A weakness of the UNWRA is that it has had events where planning for terrorist activities was occurring in the UNWRA camps and the UNWRA did not detect it. Many of the suicide bombers who crossed the border to kill Jews in Netanya reportedly came from the UNRWA’s camps without the UNRWA workers knowing about it.

UNRWA camps have become strongholds for terrorist forces right under the UNRWA’s noses. In fact the camps themselves have promoted a culture of anger and dependency that weakens both regional peace and the well-being of the camps' inhabitants. The UNRWA officials have not only failed to prevent their camps from becoming centers of terrorist activity, but have also failed to report these developments to the UN.

 

 

 

IV. Solution:


In my point of view the solution to the weakness is very hard since there are over 4.1 million refugees.

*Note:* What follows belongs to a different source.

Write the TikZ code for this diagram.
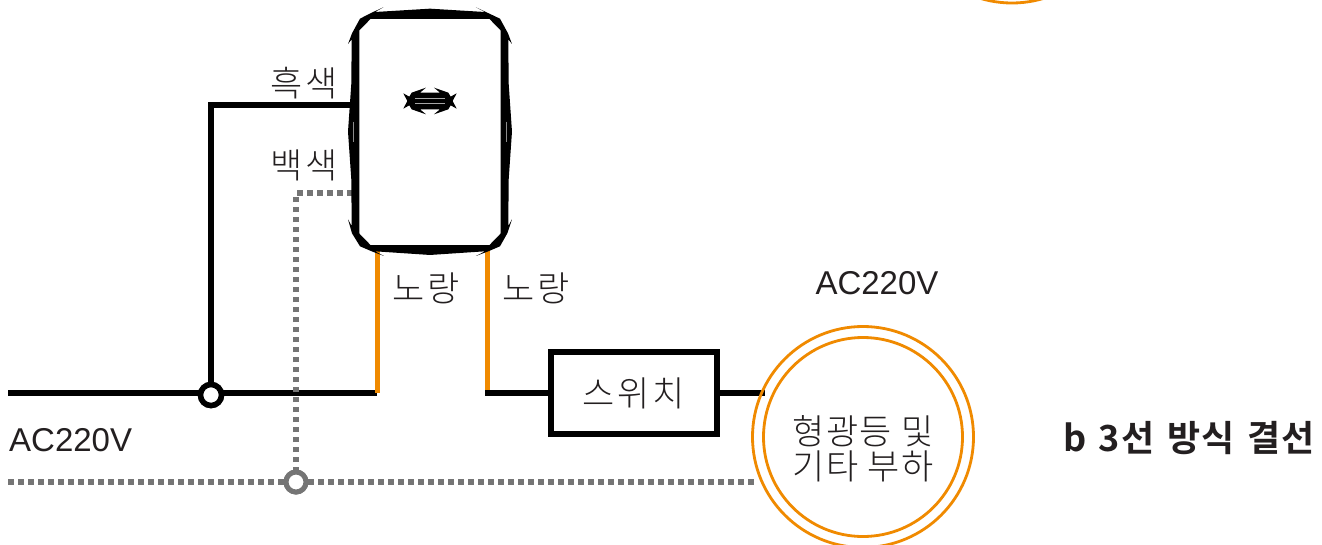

Unless a Palestinian state is established there can be no final solution. However this is a solution to what can be done to help secure the camps:

A) Place close surveillance on all refugees suspected of having ties with terrorist groups and all known extremists.

B) Carry out extensive searches on all refugees and materials entering the camps to ensure no weapons are smuggled in.

C) Any suspected terrorist ties or activities should immediately be reported to the United Nations for thorough investigation.

D) Monitor each local steering committee which is in charge of distributing the funds received as charitable donations from relief organizations and donor countries around the world to ensure that the money goes towards the refugees and no purchasing weapons.

E) Perform searches on all storage area’s in camps to ensure no weapons are being stored.

Staff from the UN and UNRWA would perform all of the previous actions.

 

 

 

Opening Speech

 

Good day ladies and gentlemen.

The UNWRA welcomes all of you here today, and is honored to be among such prestigious delegates. The UNWRA gives hope and the prospect of a brighter future to a people facing desperate living conditions. Ever since 1950 it has fed, housed and clothed tens of thousands of fleeing refugees and at the same time educated and given health care to hundreds of thousands of young refugees.

The UNRWA looks forward to a day when its services are no longer needed. But until then we are sad but proud to say that we are giving over 4.1 million refugees a better life step by step.